In some cases half full cases or half empty cases are also generated. To generate the Empty flag, the read pointer and the write pointer are compared to find equality. To generate the Full flag, the write pointer is compared to the read pointer to determine if the write pointer value is one less than the read pointer value. The major difficulty arises due to the fact that the clocks for the read and write pointers are normally different. In the aforesaid case, the flags act as synchronization signals for the two clock domains.
In case of LIFO, it is always the reverse. The read pointer always moves along with the write pointer when a write operation happens. Once a read operation happens, the write pointers as well as the read pointer both move backwards. The clocks for read and write cannot be different in case of a stack or some complex arrangement has to be made. Thus there are lots of complexities in designing such high speed and best in class register file memories.
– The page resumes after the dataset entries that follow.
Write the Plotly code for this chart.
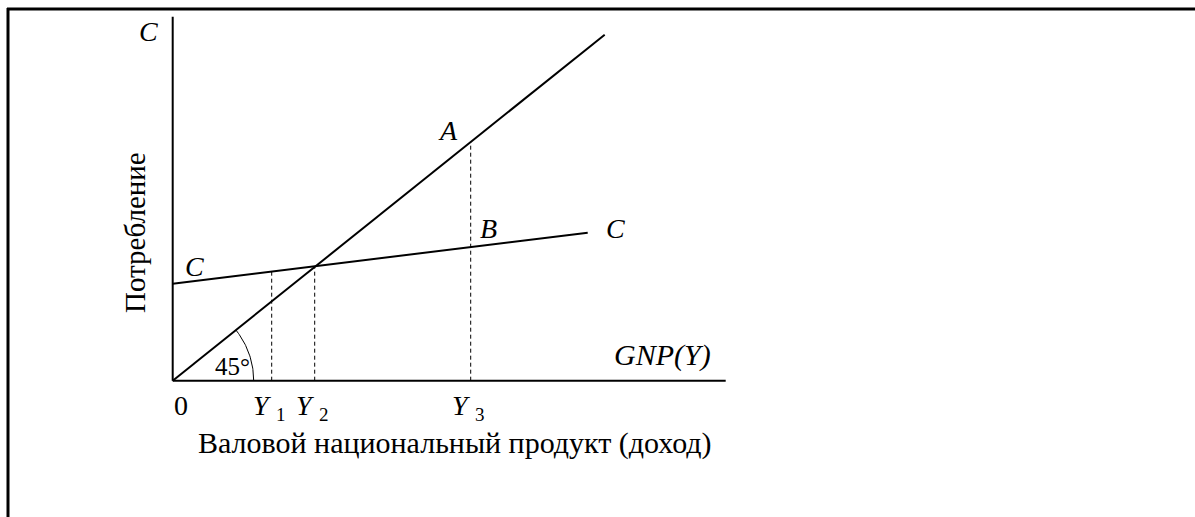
import numpy as np
import plotly.graph_objects as go

# Schematic values (units ~ pixels, origin at 0)
diag_x = [0, 432]          # 45-degree line Y = C
diag_y = [0, 346]
cons_x = [0, 415]          # consumption function C
cons_y = [97, 148]
x_axis_len = 553
y_axis_len = 364
y_marks = [99, 142, 298]   # Y1, Y2, Y3
y_mark_on = ["cons", "cons", "diag"]
y_mark_sub = ["1", "2", "3"]
arc_radius = 81

FONT = "Liberation Serif, Times New Roman, serif"
W, H = 1195, 517
X0, Y0 = 172.7, 380.7   # origin position in the picture

fig = go.Figure()

line_style = dict(color="black", width=2)

# axes
fig.add_trace(go.Scatter(x=[0, 0], y=[0, y_axis_len], mode="lines", line=line_style))
fig.add_trace(go.Scatter(x=[0, x_axis_len], y=[0, 0], mode="lines", line=line_style))

# 45 degree line and consumption line
fig.add_trace(go.Scatter(x=diag_x, y=diag_y, mode="lines", line=line_style))
fig.add_trace(go.Scatter(x=cons_x, y=cons_y, mode="lines", line=line_style))

# dashed drop lines
for xm, on in zip(y_marks, y_mark_on):
    if on == "cons":
        top = np.interp(xm, cons_x, cons_y)
    else:
        top = np.interp(xm, diag_x, diag_y)
    fig.add_trace(go.Scatter(x=[xm, xm], y=[0, top], mode="lines",
                             line=dict(color="black", width=1, dash="4px,3px")))

# angle arc
ang = np.arctan2(diag_y[1], diag_x[1])
t = np.linspace(0, ang, 40)
fig.add_trace(go.Scatter(x=arc_radius * np.cos(t), y=arc_radius * np.sin(t),
                         mode="lines", line=dict(color="black", width=1)))


def label(text, px, py, size=28, italic=False, **kw):
    if italic:
        text = f"<i>{text}</i>"
    fig.add_annotation(x=px - X0, y=Y0 - py, xref="x", yref="y", text=text,
                       showarrow=False, font=dict(family=FONT, size=size, color="black"), **kw)


label("C", 148, 31, italic=True)
label("C", 194, 266, italic=True)
label("A", 448, 130, italic=True)
label("B", 488, 228, italic=True)
label("C", 615, 228, italic=True)
label("GNP(Y)", 662, 355, size=30, italic=True)
label("45°", 232, 366, size=25)
label("0", 181, 405)
for xm, sub in zip(y_marks, y_mark_sub):
    label("Y", X0 + xm - 9, 405, italic=True)
    label(sub, X0 + xm + 9, 414, size=19)
label("Валовой национальный продукт (доход)", 455, 443, size=30)
label("Потребление", 135, 233, size=29, textangle=-90)

# frame
fig.add_shape(type="line", xref="paper", yref="paper", x0=7 / W, x1=1, y0=1 - 9 / H, y1=1 - 9 / H,
              line=dict(color="black", width=3))
fig.add_shape(type="line", xref="paper", yref="paper", x0=8 / W, x1=8 / W, y0=0, y1=1 - 8 / H,
              line=dict(color="black", width=3))

fig.update_layout(
    width=W, height=H,
    margin=dict(l=0, r=0, t=0, b=0),
    paper_bgcolor="white", plot_bgcolor="white",
    showlegend=False,
    xaxis=dict(range=[-X0, W - X0], visible=False, fixedrange=True),
    yaxis=dict(range=[Y0 - H, Y0], visible=False, fixedrange=True),
)

fig.write_html("out.html", config={"displayModeBar": False},
               post_script="document.body.style.margin='0px';")
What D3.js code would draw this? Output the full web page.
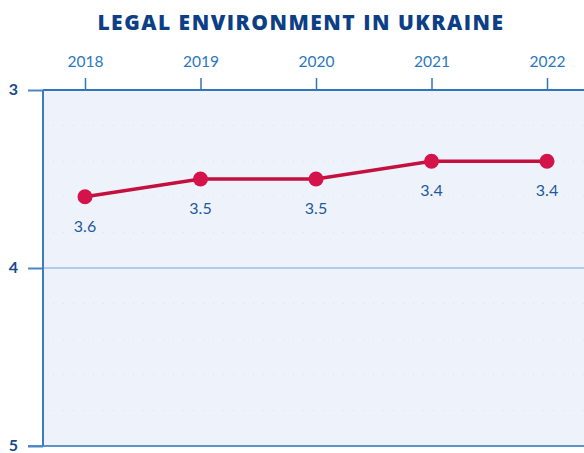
<!DOCTYPE html>
<meta charset="utf-8">
<style>
  body { margin: 0; background: #fff; }
  text { font-family: "Lato", "Open Sans", sans-serif; }
</style>
<body>
<script src="https://cdn.jsdelivr.net/npm/d3@7"></script>
<script>

    // data
    var years = ["2018", "2019", "2020", "2021", "2022"];
    var scores = [3.6, 3.5, 3.5, 3.4, 3.4];
    var yTicks = [3, 4, 5];

    var margin = {top: 90, right: 0, bottom: 7, left: 43},
        width = 584 - margin.left - margin.right,
        height = 453 - margin.top - margin.bottom;

    var x = d3.scalePoint()
        .domain(years)
        .range([42, 504]);
    var y = d3.scaleLinear()
        .domain([3, 5])
        .range([0, height]);

    var svg = d3.select("body").append("svg")
        .attr("width", 584)
        .attr("height", 453);

    svg.append("text")
        .attr("x", 301)
        .attr("y", 30)
        .attr("text-anchor", "middle")
        .attr("fill", "#0d3f86")
        .style("font-family", "'Open Sans', sans-serif")
        .style("font-size", "21px")
        .style("font-weight", "800")
        .style("letter-spacing", "1.5px")
        .text("LEGAL ENVIRONMENT IN UKRAINE");

    var g = svg.append("g")
        .attr("transform", "translate(" + margin.left + "," + margin.top + ")");

    // plot background
    g.append("rect")
        .attr("width", width)
        .attr("height", height)
        .attr("fill", "#eef3fb");

    // faint dotted minor grid
    g.selectAll(".minor")
        .data(d3.range(3.2, 5, 0.2).filter(function (d) { return Math.abs(d - 4) > 0.01; }))
        .enter().append("line")
        .attr("x1", 0).attr("x2", width)
        .attr("y1", function (d) { return y(d); })
        .attr("y2", function (d) { return y(d); })
        .attr("stroke", "#d9e2ef")
        .attr("stroke-width", 1)
        .attr("stroke-dasharray", "1,9");

    // gridline at 4
    g.append("line")
        .attr("x1", 0).attr("x2", width)
        .attr("y1", y(4)).attr("y2", y(4))
        .attr("stroke", "#b3cde9")
        .attr("stroke-width", 2);

    // top axis
    var xAxis = g.append("g")
        .call(d3.axisTop(x).tickSize(12).tickPadding(11));
    xAxis.select(".domain").remove();
    xAxis.selectAll(".tick line").attr("stroke", "#2f74bd").attr("stroke-width", 1.5);
    xAxis.selectAll(".tick text")
        .attr("fill", "#2a78c0")
        .style("font-size", "15.5px");

    g.append("line")
        .attr("x1", 0).attr("x2", width)
        .attr("y1", 0).attr("y2", 0)
        .attr("stroke", "#2f74bd").attr("stroke-width", 2);

    // bottom line
    g.append("line")
        .attr("x1", -15).attr("x2", width)
        .attr("y1", height).attr("y2", height)
        .attr("stroke", "#5d93c9").attr("stroke-width", 2);

    // left axis
    var yAxis = g.append("g")
        .call(d3.axisLeft(y).tickValues(yTicks).tickSize(15).tickPadding(10).tickFormat(d3.format("d")));
    yAxis.select(".domain").remove();
    yAxis.selectAll(".tick line").attr("stroke", "#4a86c5").attr("stroke-width", 2);
    yAxis.selectAll(".tick text")
        .attr("fill", "#174a8b")
        .attr("dy", "0.3em")
        .style("font-size", "16px")
        .style("font-weight", "bold");

    g.append("line")
        .attr("x1", 0).attr("x2", 0)
        .attr("y1", 0).attr("y2", height)
        .attr("stroke", "#3f7cbf").attr("stroke-width", 2);

    // line
    var line = d3.line()
        .x(function (d, i) { return x(years[i]); })
        .y(function (d) { return y(d); });

    g.append("path")
        .datum(scores)
        .attr("d", line)
        .attr("fill", "none")
        .attr("stroke", "#c4103f")
        .attr("stroke-width", 3.5);

    g.selectAll(".dot")
        .data(scores)
        .enter().append("circle")
        .attr("cx", function (d, i) { return x(years[i]); })
        .attr("cy", function (d) { return y(d); })
        .attr("r", 7.5)
        .attr("fill", "#d4134a");

    g.selectAll(".val")
        .data(scores)
        .enter().append("text")
        .attr("x", function (d, i) { return x(years[i]); })
        .attr("y", function (d) { return y(d) + 35; })
        .attr("text-anchor", "middle")
        .attr("fill", "#1d5a9c")
        .style("font-size", "16px")
        .text(function (d) { return d.toFixed(1); });

</script>
</body>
Thus despite the fact that the aforesaid memories are high density, high speed, low power, they have the following disadvantages:
1. These memories cannot test themselves. They need a BIST or some other external circuit on chip or off chip to test them.
2. The fact that they are tested by some external means an increase the effort on the user end in terms of following: a. Place & Route; b. Timing Analysis before and after the test insertion; c. Clock management.
3. The routing congestion as well as placement constraint is sometimes painful for the person integrating the test with memory.
4. In case the user wants to achieve a particular speed for the integrated test to be able to perform an at-speed test, extra area is needed which also increases the routing congestion due to extra clock buffering and routing.
5. The test algorithms in the external test mechanism are most of the times coded to get the best fault coverage, based upon the fault model chosen upon various criteria like, Memory architecture, Process, Technology, Memory size etc. But as the process changes or matures, the need for a very exhaustive fault model decreases. Thus there must be a mechanism to alter the algorithm of the test mechanism.
6. Most of the time, external test patterns are needed to test the BIST or the test circuitry itself, before using it to test the other blocks. These tests are an additional cost over the existing set of test patterns, in terms of extra time as well as extra tester memory/register file.
7. Another thing is that these memories are present on chip in large numbers and sometimes are scattered around the chip. Thus sharing the test mechanism is a tedious job and it also increases routing congestion.
8. Another problem is that the size for which these memories are used are very small. Thus they are high speed as well as have very little area. Any test mechanism put dedicatedly for these memories is normally 200% to 800% the size of the memory itself. Although there are some serial test mechanisms which use scan registers to test the memories, but then a lot of time is taken to write and read in the memory through the scan chains as the scan chains on the SOC's are very long. Also the test cannot be a very high-speed test as serial scan chains are routed for a very low speed.
9. The test logic has to ensure the correctness of general functionality from all the ports as well as the at-speed functionality. The fault models, which are particular about the dual port operation, are Disturb faults, as well as memory cell stability tests.
10. The external test mechanism thus put does not increase the observability of the system pins, which are going to the register file.
There is accordingly a need in the art to provide a memory which solves the foregoing problems and addresses the above-mentioned disadvantages.
There is a need in the art for providing a register file, FIFO solution that solves the foregoing problems and addresses the above-mentioned disadvantages.